── SUPPLIED MATERIAL ──
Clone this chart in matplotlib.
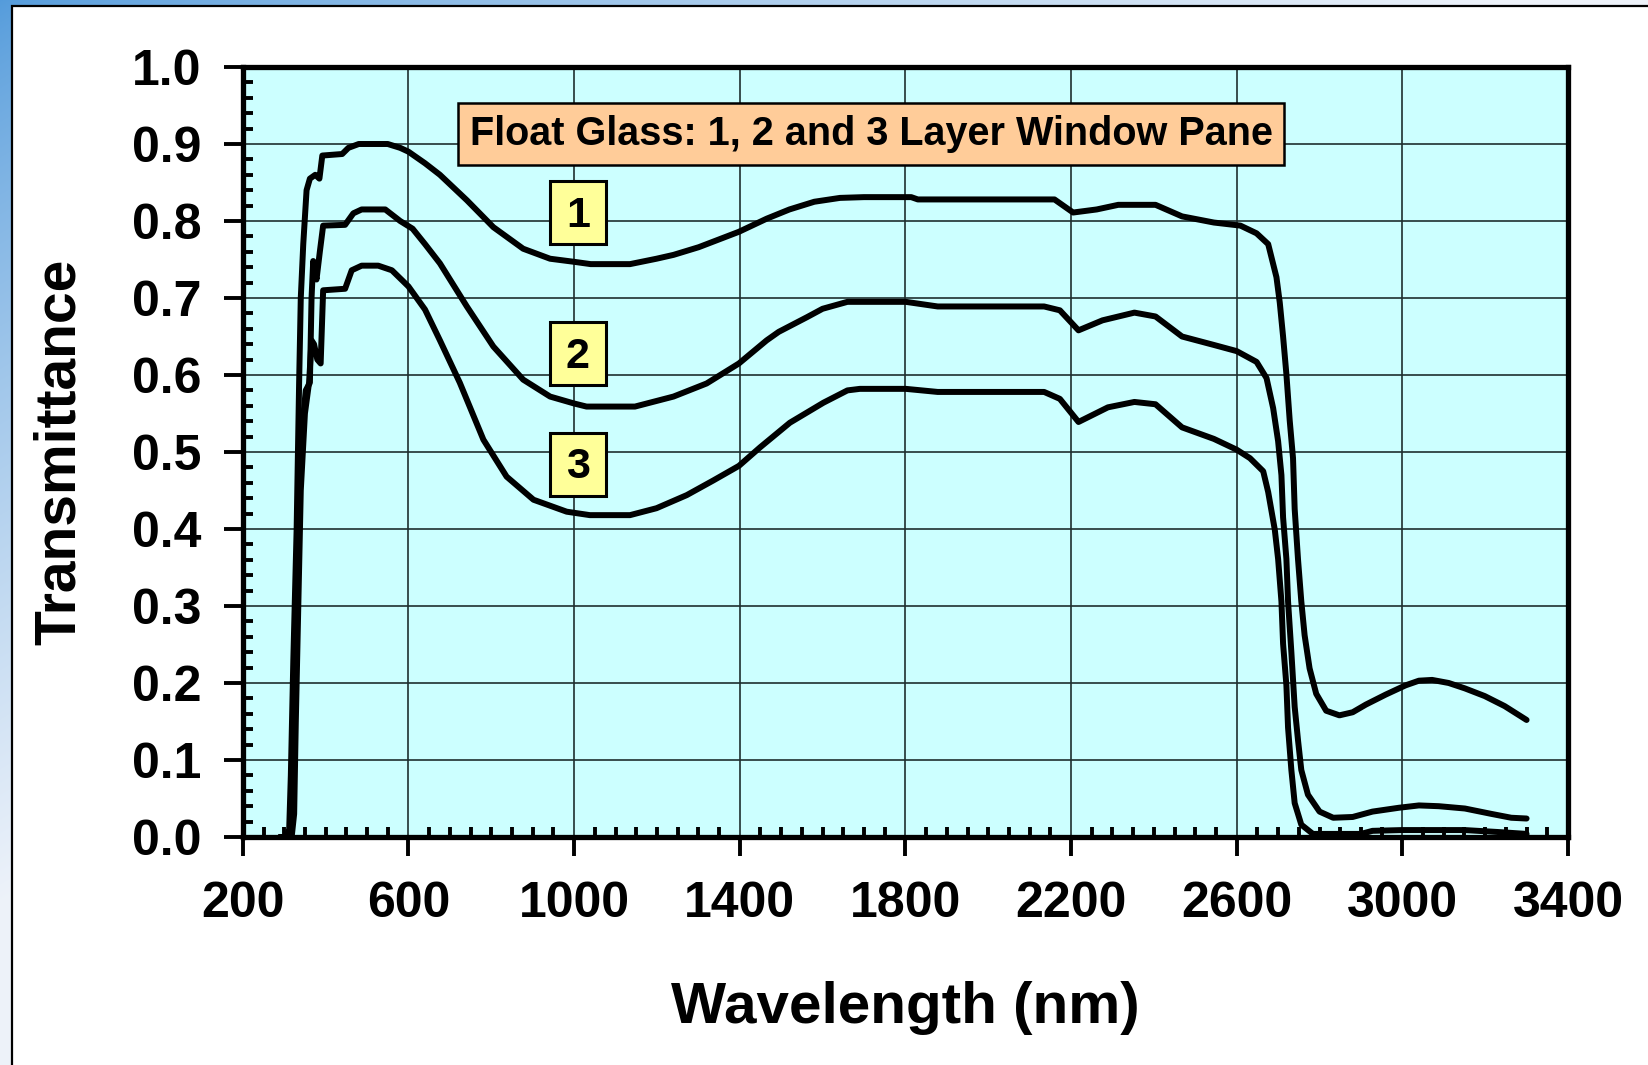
import numpy as np
import matplotlib
matplotlib.use("Agg")
import matplotlib.pyplot as plt
from matplotlib.ticker import MultipleLocator, FormatStrFormatter
from matplotlib.patches import Rectangle

plt.rcParams['font.family'] = ['Liberation Sans', 'DejaVu Sans']
plt.rcParams['font.weight'] = 'bold'

# ---------------- data ----------------
wl_1 = [290, 305, 312, 316, 322, 330, 336, 340, 346, 354, 362, 375, 385, 392, 440, 455, 480,
        550, 580, 600, 640, 676, 741, 805, 877, 942, 1000, 1040, 1135, 1199, 1240, 1301, 1398,
        1465, 1520, 1580, 1642, 1700, 1814, 1830, 2160, 2205, 2262, 2314, 2404, 2468, 2545,
        2609, 2648, 2676, 2696, 2704, 2712, 2720, 2728, 2736, 2740, 2748, 2756, 2764, 2776,
        2792, 2816, 2848, 2880, 2912, 2960, 3008, 3040, 3072, 3112, 3151, 3199, 3247, 3300]
tr_1 = [0.0, 0.0, 0.01, 0.08, 0.23, 0.40, 0.59, 0.70, 0.77, 0.84, 0.855, 0.86, 0.855, 0.885,
        0.887, 0.895, 0.900, 0.900, 0.895, 0.890, 0.875, 0.860, 0.827, 0.792, 0.764, 0.751,
        0.747, 0.744, 0.744, 0.751, 0.756, 0.766, 0.786, 0.803, 0.815, 0.825, 0.830, 0.831,
        0.831, 0.828, 0.828, 0.811, 0.815, 0.821, 0.821, 0.806, 0.798, 0.794, 0.784, 0.770,
        0.727, 0.694, 0.650, 0.601, 0.541, 0.492, 0.426, 0.361, 0.306, 0.262, 0.219, 0.186,
        0.164, 0.158, 0.162, 0.172, 0.185, 0.197, 0.203, 0.204, 0.200, 0.193, 0.183, 0.170,
        0.152]

wl_2 = [290, 312, 318, 322, 330, 338, 352, 362, 366, 370, 374, 378, 386, 394, 447, 467, 487,
        544, 580, 610, 640, 676, 741, 805, 877, 942, 1000, 1030, 1147, 1240, 1320, 1398, 1465,
        1494, 1562, 1600, 1660, 1801, 1878, 2135, 2173, 2218, 2276, 2353, 2404, 2468, 2545,
        2600, 2648, 2672, 2688, 2700, 2708, 2712, 2720, 2724, 2732, 2740, 2748, 2756, 2772,
        2800, 2833, 2880, 2928, 2992, 3040, 3088, 3151, 3215, 3263, 3300]
tr_2 = [0.0, 0.0, 0.02, 0.10, 0.30, 0.50, 0.58, 0.59, 0.70, 0.748, 0.735, 0.724, 0.76, 0.794,
        0.795, 0.810, 0.815, 0.815, 0.800, 0.790, 0.770, 0.745, 0.689, 0.637, 0.594, 0.572,
        0.563, 0.559, 0.559, 0.572, 0.589, 0.615, 0.645, 0.656, 0.675, 0.686, 0.695, 0.695,
        0.689, 0.689, 0.684, 0.658, 0.671, 0.681, 0.676, 0.650, 0.639, 0.631, 0.617, 0.596,
        0.557, 0.514, 0.470, 0.415, 0.361, 0.306, 0.240, 0.169, 0.126, 0.087, 0.055, 0.033,
        0.025, 0.026, 0.033, 0.038, 0.041, 0.040, 0.037, 0.030, 0.025, 0.024]

wl_3 = [290, 318, 324, 328, 334, 340, 350, 360, 366, 372, 380, 388, 394, 447, 463, 487, 527,
        560, 600, 640, 676, 724, 781, 837, 902, 982, 1038, 1135, 1199, 1272, 1336, 1398, 1449,
        1521, 1602, 1660, 1690, 1801, 1878, 2135, 2173, 2218, 2289, 2353, 2404, 2468, 2545,
        2600, 2632, 2664, 2676, 2692, 2700, 2708, 2712, 2720, 2724, 2732, 2740, 2756, 2784,
        2833, 2900, 2928, 3000, 3150, 3230, 3300]
tr_3 = [0.0, 0.0, 0.03, 0.15, 0.30, 0.45, 0.55, 0.59, 0.645, 0.64, 0.62, 0.615, 0.71, 0.712,
        0.736, 0.742, 0.742, 0.736, 0.715, 0.685, 0.645, 0.590, 0.516, 0.468, 0.438, 0.4225,
        0.418, 0.418, 0.427, 0.444, 0.463, 0.482, 0.506, 0.538, 0.564, 0.580, 0.582, 0.582,
        0.578, 0.578, 0.569, 0.539, 0.558, 0.565, 0.562, 0.532, 0.517, 0.503, 0.492, 0.475,
        0.448, 0.399, 0.361, 0.306, 0.251, 0.197, 0.142, 0.087, 0.044, 0.016, 0.004, 0.004,
        0.004, 0.008, 0.009, 0.009, 0.0065, 0.004]

layer_labels = ["1", "2", "3"]
label_wl = [1009, 1009, 1009]
label_tr = [0.811, 0.628, 0.484]

title_text = "Float Glass: 1, 2 and 3 Layer Window Pane"
x_label = "Wavelength (nm)"
y_label = "Transmittance"
x_ticks = list(range(200, 3401, 400))
y_ticks = [round(0.1 * i, 1) for i in range(11)]

# ---------------- figure ----------------
W, H = 1648, 1065
fig = plt.figure(figsize=(W / 100, H / 100), dpi=100)

# slide-like gradient background with white panel
bg = fig.add_axes([0, 0, 1, 1], zorder=-10)
bg.axis('off')
yy, xx = np.mgrid[0:H, 0:W]
t = np.clip(xx / 1500.0 + yy / 900.0, 0, 1) ** 0.8
c0 = np.array([0.33, 0.61, 0.86])
c1 = np.array([0.93, 0.95, 0.98])
img = c0[None, None, :] * (1 - t[..., None]) + c1[None, None, :] * t[..., None]
bg.imshow(img, extent=[0, 1, 0, 1], aspect='auto', origin='upper')
bg.set_xlim(0, 1)
bg.set_ylim(0, 1)
bg.add_patch(Rectangle((11.5 / W, -0.01), 1.05, 1 - 6.0 / H + 0.01,
                       transform=bg.transAxes, facecolor='white', edgecolor='black',
                       linewidth=1.6))

ax = fig.add_axes([242.8 / W, 1 - 837 / H, (1568 - 242.8) / W, (837 - 67) / H])
ax.set_facecolor('#CCFFFF')
ax.set_xlim(200, 3400)
ax.set_ylim(0, 1.0)

ax.set_xticks(x_ticks)
ax.set_yticks(y_ticks)
ax.xaxis.set_minor_locator(MultipleLocator(50))
ax.yaxis.set_minor_locator(MultipleLocator(0.02))
ax.yaxis.set_major_formatter(FormatStrFormatter('%.1f'))

ax.grid(True, which='major', color='#1f2f2f', linewidth=1.2, zorder=1)
ax.set_axisbelow(True)

for s in ax.spines.values():
    s.set_linewidth(3.8)
    s.set_color('black')

ax.tick_params(axis='both', which='major', direction='out', length=14, width=2.8,
               labelsize=36, colors='black')
ax.tick_params(axis='x', which='major', pad=18)
ax.tick_params(axis='y', which='major', pad=16)
ax.tick_params(axis='both', which='minor', direction='in', length=7, width=2.8)
for lab in ax.get_xticklabels() + ax.get_yticklabels():
    lab.set_fontweight('bold')

for wl, tr in [(wl_1, tr_1), (wl_2, tr_2), (wl_3, tr_3)]:
    ax.plot(wl, tr, color='black', linewidth=4.3, solid_joinstyle='round',
            solid_capstyle='round', zorder=3)

# title box
ax.text(1717, 0.913, title_text, ha='center', va='center', fontsize=28.5, fontweight='bold',
        zorder=5, bbox=dict(boxstyle='square,pad=0.3', facecolor='#FFCC99',
                            edgecolor='black', linewidth=1.8))

# layer number boxes
bw, bh = 56 / 0.4141, 63 / 770.0
for lab, xw, yt in zip(layer_labels, label_wl, label_tr):
    ax.add_patch(Rectangle((xw - bw / 2, yt - bh / 2), bw, bh, facecolor='#FFFF99',
                           edgecolor='black', linewidth=2.2, zorder=5))
    ax.text(xw, yt - 0.004, lab, ha='center', va='center', fontsize=31, fontweight='bold',
            zorder=6)

fig.text(905 / W, 1 - 1008 / H, x_label, ha='center', va='center', fontsize=42,
         fontweight='bold')
fig.text(60 / W, 1 - 452 / H, y_label, ha='center', va='center', fontsize=41,
         fontweight='bold', rotation=90)

fig.savefig('out.png', dpi=100)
───
§ DIRECTIONS FOR THIS TASK
Write the number of lines containing the word "matplotlib" and nothing besides it.

§ SOLUTION FOR THIS TASK
6